== Material provided
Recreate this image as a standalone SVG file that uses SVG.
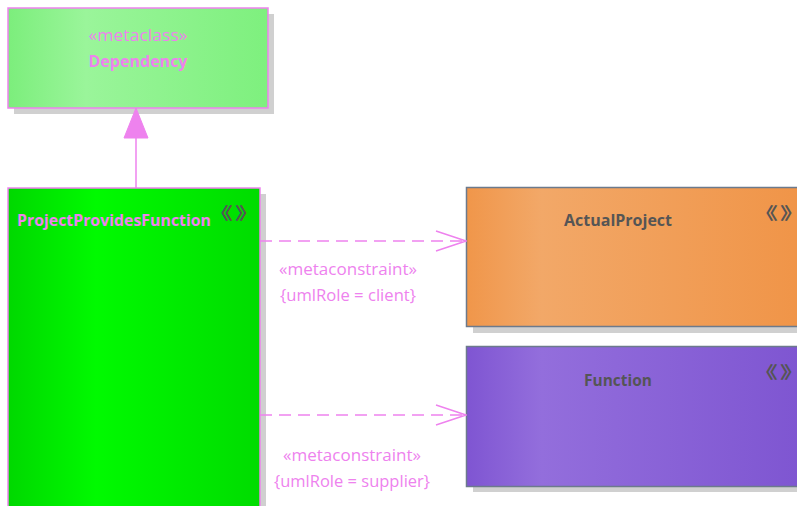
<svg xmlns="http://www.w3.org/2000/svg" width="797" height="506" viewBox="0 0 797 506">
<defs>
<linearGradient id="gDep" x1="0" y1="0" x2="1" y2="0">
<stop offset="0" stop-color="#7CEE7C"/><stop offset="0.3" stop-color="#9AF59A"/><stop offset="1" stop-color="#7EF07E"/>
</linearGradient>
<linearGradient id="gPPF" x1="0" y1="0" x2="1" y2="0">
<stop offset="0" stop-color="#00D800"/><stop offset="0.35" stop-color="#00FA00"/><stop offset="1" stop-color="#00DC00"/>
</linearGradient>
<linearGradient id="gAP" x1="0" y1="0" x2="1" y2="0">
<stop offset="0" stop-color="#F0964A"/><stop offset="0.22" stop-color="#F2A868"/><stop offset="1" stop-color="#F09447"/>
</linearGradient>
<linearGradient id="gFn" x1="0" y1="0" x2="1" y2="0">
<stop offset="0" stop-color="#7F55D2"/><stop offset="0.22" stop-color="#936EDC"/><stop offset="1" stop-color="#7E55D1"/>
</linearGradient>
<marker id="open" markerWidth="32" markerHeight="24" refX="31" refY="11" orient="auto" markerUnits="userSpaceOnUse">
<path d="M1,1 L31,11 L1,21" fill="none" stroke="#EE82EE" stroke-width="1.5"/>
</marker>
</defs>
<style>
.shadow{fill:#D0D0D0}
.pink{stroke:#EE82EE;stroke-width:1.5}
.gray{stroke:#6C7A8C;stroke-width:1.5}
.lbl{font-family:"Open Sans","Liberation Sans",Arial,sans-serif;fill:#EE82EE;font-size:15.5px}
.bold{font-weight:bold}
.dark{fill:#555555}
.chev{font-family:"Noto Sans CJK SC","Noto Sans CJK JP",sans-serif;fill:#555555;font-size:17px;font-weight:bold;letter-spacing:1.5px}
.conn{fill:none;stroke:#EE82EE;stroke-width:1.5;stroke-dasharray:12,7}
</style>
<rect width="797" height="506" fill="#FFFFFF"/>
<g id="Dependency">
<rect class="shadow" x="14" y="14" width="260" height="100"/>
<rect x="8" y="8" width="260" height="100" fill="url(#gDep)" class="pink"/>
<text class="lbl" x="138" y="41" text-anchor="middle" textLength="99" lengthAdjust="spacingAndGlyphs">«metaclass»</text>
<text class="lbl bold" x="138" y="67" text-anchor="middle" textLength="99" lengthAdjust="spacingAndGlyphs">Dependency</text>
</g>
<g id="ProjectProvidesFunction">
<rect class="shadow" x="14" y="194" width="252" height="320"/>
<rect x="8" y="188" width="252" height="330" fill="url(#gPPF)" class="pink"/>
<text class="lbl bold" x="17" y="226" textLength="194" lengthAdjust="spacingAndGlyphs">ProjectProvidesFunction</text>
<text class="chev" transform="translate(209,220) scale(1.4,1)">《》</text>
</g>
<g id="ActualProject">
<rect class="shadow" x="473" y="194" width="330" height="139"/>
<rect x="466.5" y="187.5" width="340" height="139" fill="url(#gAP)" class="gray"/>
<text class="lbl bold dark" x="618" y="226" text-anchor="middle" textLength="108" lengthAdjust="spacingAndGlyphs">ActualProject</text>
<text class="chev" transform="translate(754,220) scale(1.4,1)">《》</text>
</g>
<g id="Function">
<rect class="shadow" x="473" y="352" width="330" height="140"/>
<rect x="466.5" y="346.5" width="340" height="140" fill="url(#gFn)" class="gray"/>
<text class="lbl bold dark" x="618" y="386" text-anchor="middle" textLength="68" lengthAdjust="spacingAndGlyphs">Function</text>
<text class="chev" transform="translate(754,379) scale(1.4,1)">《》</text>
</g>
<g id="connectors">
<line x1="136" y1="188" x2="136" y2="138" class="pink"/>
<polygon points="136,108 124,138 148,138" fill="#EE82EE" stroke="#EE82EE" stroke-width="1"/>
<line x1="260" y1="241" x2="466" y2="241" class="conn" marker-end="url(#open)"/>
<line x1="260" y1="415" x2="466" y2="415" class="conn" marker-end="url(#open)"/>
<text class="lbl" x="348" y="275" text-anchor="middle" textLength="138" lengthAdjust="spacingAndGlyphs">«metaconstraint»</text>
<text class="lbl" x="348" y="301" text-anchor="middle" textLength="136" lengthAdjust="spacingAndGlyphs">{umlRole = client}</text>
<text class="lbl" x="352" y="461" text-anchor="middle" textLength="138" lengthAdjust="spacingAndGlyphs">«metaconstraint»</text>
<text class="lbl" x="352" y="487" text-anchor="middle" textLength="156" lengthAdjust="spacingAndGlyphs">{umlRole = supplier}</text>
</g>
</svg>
====
> **Work required**: Exclude the images, then output the data above word for word.

> **Result for this exercise**:
Recreate this image as a standalone SVG file that uses SVG.
<svg xmlns="http://www.w3.org/2000/svg" width="797" height="506" viewBox="0 0 797 506">
<defs>
<linearGradient id="gDep" x1="0" y1="0" x2="1" y2="0">
<stop offset="0" stop-color="#7CEE7C"/><stop offset="0.3" stop-color="#9AF59A"/><stop offset="1" stop-color="#7EF07E"/>
</linearGradient>
<linearGradient id="gPPF" x1="0" y1="0" x2="1" y2="0">
<stop offset="0" stop-color="#00D800"/><stop offset="0.35" stop-color="#00FA00"/><stop offset="1" stop-color="#00DC00"/>
</linearGradient>
<linearGradient id="gAP" x1="0" y1="0" x2="1" y2="0">
<stop offset="0" stop-color="#F0964A"/><stop offset="0.22" stop-color="#F2A868"/><stop offset="1" stop-color="#F09447"/>
</linearGradient>
<linearGradient id="gFn" x1="0" y1="0" x2="1" y2="0">
<stop offset="0" stop-color="#7F55D2"/><stop offset="0.22" stop-color="#936EDC"/><stop offset="1" stop-color="#7E55D1"/>
</linearGradient>
<marker id="open" markerWidth="32" markerHeight="24" refX="31" refY="11" orient="auto" markerUnits="userSpaceOnUse">
<path d="M1,1 L31,11 L1,21" fill="none" stroke="#EE82EE" stroke-width="1.5"/>
</marker>
</defs>
<style>
.shadow{fill:#D0D0D0}
.pink{stroke:#EE82EE;stroke-width:1.5}
.gray{stroke:#6C7A8C;stroke-width:1.5}
.lbl{font-family:"Open Sans","Liberation Sans",Arial,sans-serif;fill:#EE82EE;font-size:15.5px}
.bold{font-weight:bold}
.dark{fill:#555555}
.chev{font-family:"Noto Sans CJK SC","Noto Sans CJK JP",sans-serif;fill:#555555;font-size:17px;font-weight:bold;letter-spacing:1.5px}
.conn{fill:none;stroke:#EE82EE;stroke-width:1.5;stroke-dasharray:12,7}
</style>
<rect width="797" height="506" fill="#FFFFFF"/>
<g id="Dependency">
<rect class="shadow" x="14" y="14" width="260" height="100"/>
<rect x="8" y="8" width="260" height="100" fill="url(#gDep)" class="pink"/>
<text class="lbl" x="138" y="41" text-anchor="middle" textLength="99" lengthAdjust="spacingAndGlyphs">«metaclass»</text>
<text class="lbl bold" x="138" y="67" text-anchor="middle" textLength="99" lengthAdjust="spacingAndGlyphs">Dependency</text>
</g>
<g id="ProjectProvidesFunction">
<rect class="shadow" x="14" y="194" width="252" height="320"/>
<rect x="8" y="188" width="252" height="330" fill="url(#gPPF)" class="pink"/>
<text class="lbl bold" x="17" y="226" textLength="194" lengthAdjust="spacingAndGlyphs">ProjectProvidesFunction</text>
<text class="chev" transform="translate(209,220) scale(1.4,1)">《》</text>
</g>
<g id="ActualProject">
<rect class="shadow" x="473" y="194" width="330" height="139"/>
<rect x="466.5" y="187.5" width="340" height="139" fill="url(#gAP)" class="gray"/>
<text class="lbl bold dark" x="618" y="226" text-anchor="middle" textLength="108" lengthAdjust="spacingAndGlyphs">ActualProject</text>
<text class="chev" transform="translate(754,220) scale(1.4,1)">《》</text>
</g>
<g id="Function">
<rect class="shadow" x="473" y="352" width="330" height="140"/>
<rect x="466.5" y="346.5" width="340" height="140" fill="url(#gFn)" class="gray"/>
<text class="lbl bold dark" x="618" y="386" text-anchor="middle" textLength="68" lengthAdjust="spacingAndGlyphs">Function</text>
<text class="chev" transform="translate(754,379) scale(1.4,1)">《》</text>
</g>
<g id="connectors">
<line x1="136" y1="188" x2="136" y2="138" class="pink"/>
<polygon points="136,108 124,138 148,138" fill="#EE82EE" stroke="#EE82EE" stroke-width="1"/>
<line x1="260" y1="241" x2="466" y2="241" class="conn" marker-end="url(#open)"/>
<line x1="260" y1="415" x2="466" y2="415" class="conn" marker-end="url(#open)"/>
<text class="lbl" x="348" y="275" text-anchor="middle" textLength="138" lengthAdjust="spacingAndGlyphs">«metaconstraint»</text>
<text class="lbl" x="348" y="301" text-anchor="middle" textLength="136" lengthAdjust="spacingAndGlyphs">{umlRole = client}</text>
<text class="lbl" x="352" y="461" text-anchor="middle" textLength="138" lengthAdjust="spacingAndGlyphs">«metaconstraint»</text>
<text class="lbl" x="352" y="487" text-anchor="middle" textLength="156" lengthAdjust="spacingAndGlyphs">{umlRole = supplier}</text>
</g>
</svg>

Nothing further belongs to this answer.